Shallow and Deep Copies: A Fundamental Concept in Programming
When working with data in programming, especially with complex data structures like objects and collections, it’s often necessary to create copies of that data. However, simply assigning one variable to another doesn’t always create a true, independent copy. This is where the distinction between shallow and deep copies becomes crucial. Understanding these concepts is vital for avoiding unexpected behavior and ensuring data integrity.
What is Copying?
At its core, copying data means creating a new instance that holds the same information as the original. However, how that information is copied determines whether the copy is shallow or deep.
Shallow Copy
A shallow copy creates a new object, but instead of creating copies of the objects contained within the original object, it simply copies the references to those inner objects.
Think of it like making a photocopy of a list of addresses. The photocopy contains the same addresses written on it, but it doesn’t create new homes at those addresses. Both the original list and the copy point to the same actual locations.
Implications of a Shallow Copy:
- Memory Efficiency: Shallow copies are faster and consume less memory because they don’t duplicate the inner objects.
- Shared References: Changes made to the inner objects through either the original or the copy will be reflected in both, as they both point to the same underlying data. This can be a source of bugs if you intend for the original and copy to be independent.
Example (Python):
original_list = [1, 2, [3, 4]]
shallow_copy = original_list[:] # Or list(original_list)
shallow_copy[0] = 10 # Changes only the shallow copy's first element
shallow_copy[2][0] = 30 # Changes the nested list, affecting both copies
print(original_list) # Output: [1, 2, [30, 4]]

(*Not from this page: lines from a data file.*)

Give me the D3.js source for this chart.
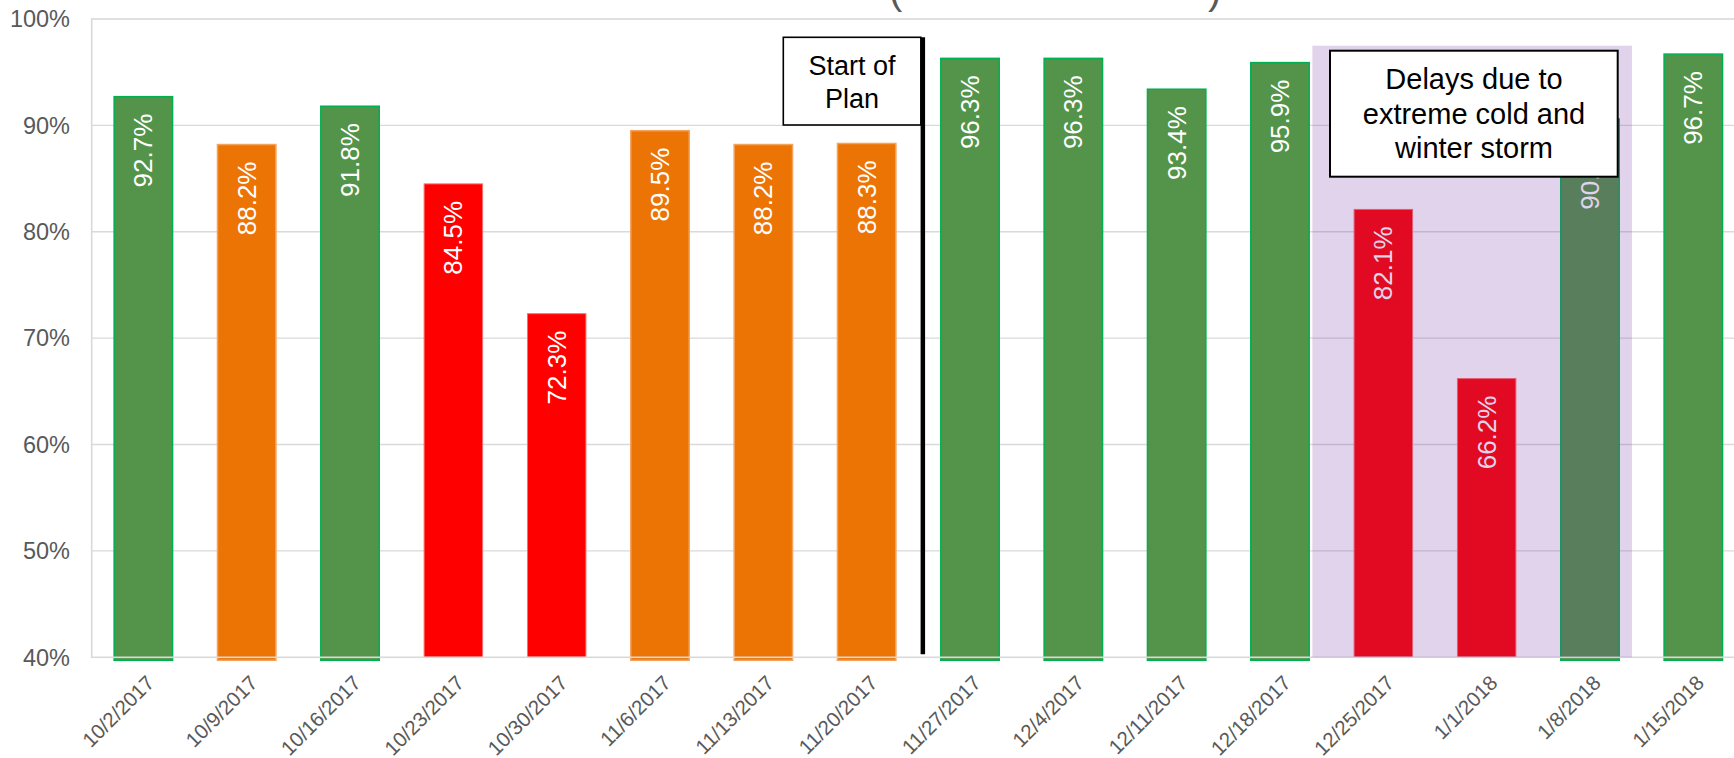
<!DOCTYPE html>
<html>
<head>
<meta charset="utf-8">
<script src="https://cdn.jsdelivr.net/npm/d3@7"></script>
<style>
  html, body { margin: 0; padding: 0; background: #fff; }
  svg { display: block; font-family: "Liberation Sans", Arial, sans-serif; }
</style>
</head>
<body>
<svg id="chart" width="1734" height="758"></svg>
<script>
// Weekly completion rate
const weeks = ["10/2/2017", "10/9/2017", "10/16/2017", "10/23/2017", "10/30/2017",
  "11/6/2017", "11/13/2017", "11/20/2017", "11/27/2017", "12/4/2017",
  "12/11/2017", "12/18/2017", "12/25/2017", "1/1/2018", "1/8/2018", "1/15/2018"];
const rates = [92.7, 88.2, 91.8, 84.5, 72.3, 89.5, 88.2, 88.3, 96.3, 96.3, 93.4, 95.9, 82.1, 66.2, 90.6, 96.7];
const yTicks = [40, 50, 60, 70, 80, 90, 100];
const thresholds = { green: 90, orange: 85 };
const planStartWeek = "11/27/2017";
const stormWeeks = ["12/25/2017", "1/1/2018", "1/8/2018"];
const planNote = ["Start of", "Plan"];
const stormNote = ["Delays due to", "extreme cold and", "winter storm"];

const svg = d3.select("#chart");

const plot = { left: 91.7, top: 19, bottom: 657.3 };
plot.right = plot.left + 16 * 103.33;

const x = d3.scaleBand().domain(weeks)
  .range([plot.left, plot.right])
  .paddingInner(0.42).paddingOuter(0.21);
const y = d3.scaleLinear().domain([40, 100]).range([plot.bottom, plot.top]);

const palette = {
  green: { fill: "#53944a", stroke: "#00b050" },
  orange: { fill: "#ec7405", stroke: "#f5a35c" },
  red: { fill: "#ff0000", stroke: "#ff6a6a" }
};
const status = v => v >= thresholds.green ? "green" : (v >= thresholds.orange ? "orange" : "red");
const data = weeks.map((w, i) => ({ week: w, value: rates[i], status: status(rates[i]) }));

// gridlines
svg.append("g").selectAll("line")
  .data(yTicks.filter(t => t > 40 && t < 100))
  .join("line")
  .attr("x1", plot.left).attr("x2", plot.right)
  .attr("y1", d => y(d)).attr("y2", d => y(d))
  .attr("stroke", "#d9d9d9").attr("stroke-width", 1.4);

// bars
const sw = 1.5;
svg.append("g").selectAll("rect")
  .data(data)
  .join("rect")
  .attr("x", d => x(d.week) + sw / 2)
  .attr("width", x.bandwidth() - sw)
  .attr("y", d => y(d.value))
  .attr("height", d => y(40) - y(d.value) + (d.status === "red" ? 0 : 3))
  .attr("fill", d => palette[d.status].fill)
  .attr("stroke", d => palette[d.status].stroke)
  .attr("stroke-width", d => d.status === "red" ? 1 : sw);

// value labels, rotated inside the top of each bar
svg.append("g").selectAll("text")
  .data(data)
  .join("text")
  .attr("transform", d => `translate(${x(d.week) + x.bandwidth() / 2},${y(d.value) + 17}) rotate(-90)`)
  .attr("text-anchor", "end")
  .attr("dy", "0.35em")
  .attr("fill", "#ffffff")
  .attr("font-size", 26)
  .text(d => d.value.toFixed(1) + "%");

// plot frame
svg.append("rect")
  .attr("x", plot.left).attr("y", plot.top)
  .attr("width", plot.right - plot.left).attr("height", plot.bottom - plot.top)
  .attr("fill", "none").attr("stroke", "#d9d9d9").attr("stroke-width", 1.6);

// y axis labels
svg.append("g").selectAll("text")
  .data(yTicks)
  .join("text")
  .attr("x", 70).attr("y", d => y(d))
  .attr("dy", "0.35em")
  .attr("text-anchor", "end")
  .attr("fill", "#595959")
  .attr("font-size", 23.5)
  .text(d => d + "%");

// x axis labels
svg.append("g").selectAll("text")
  .data(weeks)
  .join("text")
  .attr("transform", d => `translate(${x(d) + x.bandwidth() / 2 + 7},${679}) rotate(-45)`)
  .attr("text-anchor", "end")
  .attr("dy", "0.35em")
  .attr("fill", "#595959")
  .attr("font-size", 20.5)
  .text(d => d);

// storm period highlight
const s0 = x(stormWeeks[0]), s1 = x(stormWeeks[stormWeeks.length - 1]) + x.bandwidth();
svg.append("rect")
  .attr("x", s0 - 41).attr("y", 45.7)
  .attr("width", (s1 + 12) - (s0 - 41)).attr("height", plot.bottom - 45.7)
  .attr("fill", "#7030a0").attr("fill-opacity", 0.21);

// plan start marker
const px = x(planStartWeek) - x.step() * 0.21 + 4.5;
svg.append("line")
  .attr("x1", px).attr("x2", px)
  .attr("y1", 37.3).attr("y2", 654.3)
  .attr("stroke", "#000").attr("stroke-width", 4.5);
svg.append("rect")
  .attr("x", 783.3).attr("y", 37.3)
  .attr("width", px - 2 - 783.3).attr("height", 125 - 37.3)
  .attr("fill", "#fff").attr("stroke", "#000").attr("stroke-width", 1.6);
svg.append("g").selectAll("text")
  .data(planNote)
  .join("text")
  .attr("x", (783.3 + px - 2) / 2)
  .attr("y", (d, i) => 75 + i * 33.3)
  .attr("text-anchor", "middle")
  .attr("fill", "#000")
  .attr("font-size", 27)
  .text(d => d);

// storm note
svg.append("rect")
  .attr("x", 1330).attr("y", 50.7)
  .attr("width", 1617.7 - 1330).attr("height", 176.7 - 50.7)
  .attr("fill", "#fff").attr("stroke", "#000").attr("stroke-width", 2);
svg.append("g").selectAll("text")
  .data(stormNote)
  .join("text")
  .attr("x", 1474)
  .attr("y", (d, i) => 89.3 + i * 34.5)
  .attr("text-anchor", "middle")
  .attr("fill", "#000")
  .attr("font-size", 29)
  .text(d => d);

// title (only the lower edge of its brackets falls inside the frame)
svg.append("g").selectAll("text")
  .data([{ t: "(", x: 889 }, { t: ")", x: 1208 }])
  .join("text")
  .attr("x", d => d.x).attr("y", 3.5)
  .attr("fill", "#595959")
  .attr("font-size", 40)
  .text(d => d.t);
</script>
</body>
</html>
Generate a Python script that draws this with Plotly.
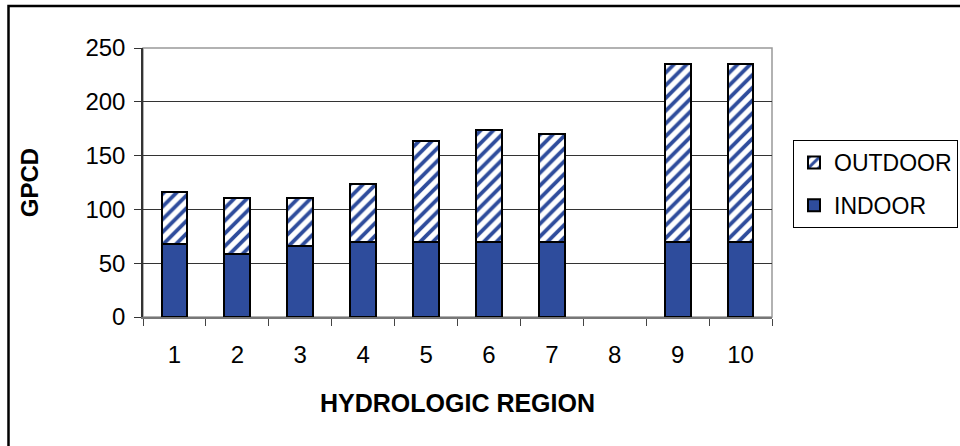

print(shallow_copy) # Output: [10, 2, [30, 4]]
Notice how changing shallow_copy[2][0]
also modified original_list[2][0]
. This is because both lists share the same nested list object.
Deep Copy
A deep copy creates a new object and recursively copies all of the objects found within it. This means that not only is a new object created, but new copies are also made of all of the inner objects, and so on.
Using the same analogy as before, a deep copy would be like building entirely new homes at each of the addresses on the list. The original list and the copy would each have their own, independent set of homes.
Implications of a Deep Copy:
- Independence: The original and the copy are completely independent. Changes made to one will not affect the other.
- Memory Usage: Deep copies consume more memory and take longer to create because they duplicate all of the data.
Example (Python):
import copy
original_list = [1, 2, [3, 4]]
deep_copy = copy.deepcopy(original_list)
deep_copy[0] = 10
deep_copy[2][0] = 30
print(original_list) # Output: [1, 2, [3, 4]]
print(deep_copy) # Output: [10, 2, [30, 4]]
In this example, changes to deep_copy
do not affect original_list
, demonstrating the independence of a deep copy.
Choosing Between Shallow and Deep Copies
The choice between a shallow and deep copy depends on your specific needs:
- Use a shallow copy when:
- Memory efficiency is critical.
- You want to share data between the original and the copy.
- The inner objects are immutable (e.g., numbers, strings).
- Use a deep copy when:
- You need completely independent copies of the data.
- The inner objects are mutable and you want to avoid unintended side effects.
Understanding the difference between shallow and deep copies is fundamental to writing correct, predictable, and efficient code, especially when dealing with complex data structures.